There were no seats inside the plastic dome, but some canvas groundsheets and empty supply boxes had been set around and someone had brought a folding chair down for Captain Leicester. Next to him, Camilla Del Rey sat on a box with a lapboard and notebook on her knees; a tall, slender, dark-haired girl with a long, jagged cut across her cheek, mended with plastic clips. She was wrapped in the warm fatigue uniform of a crewmember, but she had shucked the heavy parka-like top and wore only a thin, clinging cotton shirt beneath it. MacAran shifted his eyes from her, quickly—
damn it, what was she up to, sitting around in what amounted to her underwear in front of half the crew! At a time like this it wasn’t decent
. . . then, looking at the girl’s drawn and wounded face, he absolved her. She was hot—it
was
hot in here now—and she was, after all, on duty, and had a right to be comfortable.
If anyone’s out of line it’s me, eyeing a girl like this at a time like this
. . . .
Stress. That’s all it is. There are too damn many things it’s not safe to remember or think about. . . .
Captain Leicester raised his grey head.
He looks like death,
MacAran thought,
probably he hasn’t slept since the crash either.
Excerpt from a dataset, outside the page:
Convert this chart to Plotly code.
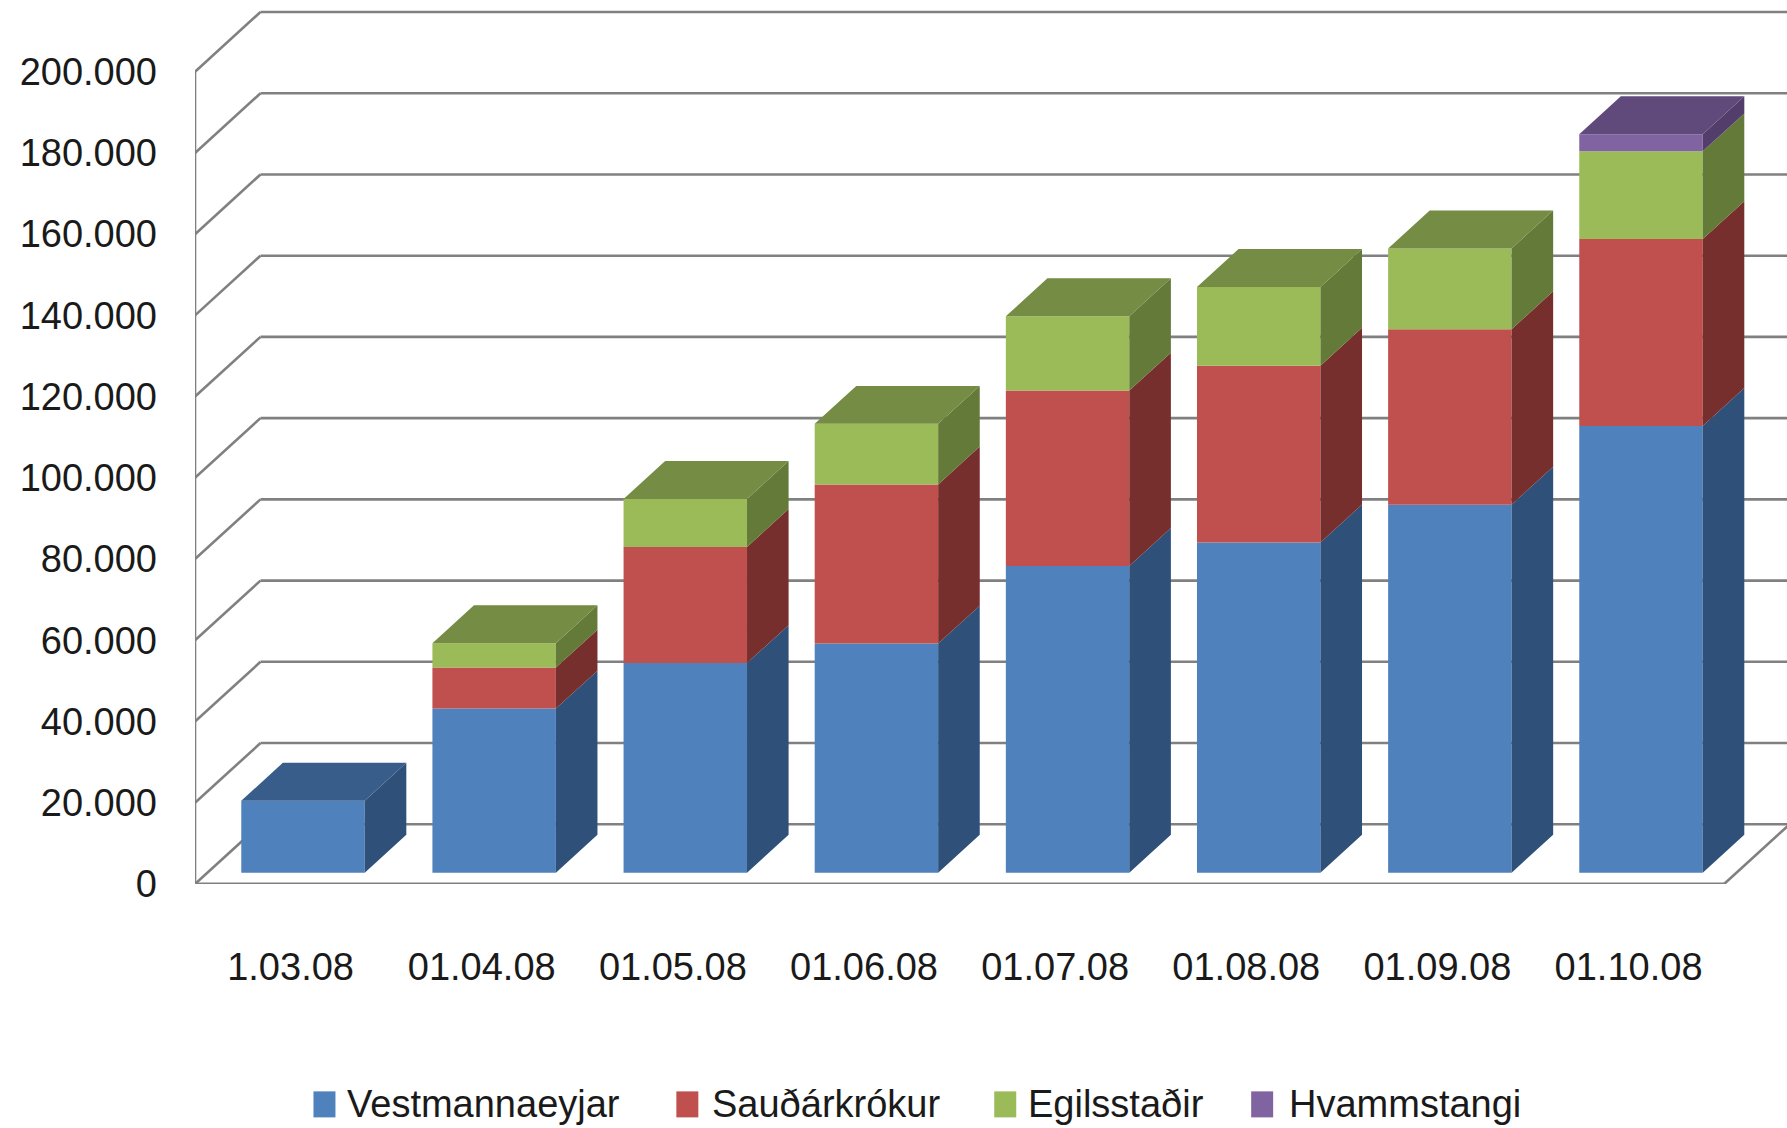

He asked the Del Ray girl, “Is that everyone?”
“I think so.”
The Captain said, “Ladies, gentlemen. We won’t waste time on formalities, and for the duration of this emergency the protocols of etiquette are suspended. Since my recording officer is in the hospital, Officer Del Rey has kindly agreed to act as communications recorder for this meeting. First of all; I have called you together, a representative from every group, so that each of you can speak to your crews with authority about what is happening and we can minimize the growth of rumors and uninformed gossip about our position. And anywhere that more than twenty-five people are gathered, as I remember from my Pensacola days, rumors and gossip start up. So let’s get your information here, and not rely on what somebody told someone else’s best friend a few hours ago and what somebody else heard in the mess room—all right? Engineering: let’s begin with you. What’s the situation with the drives?”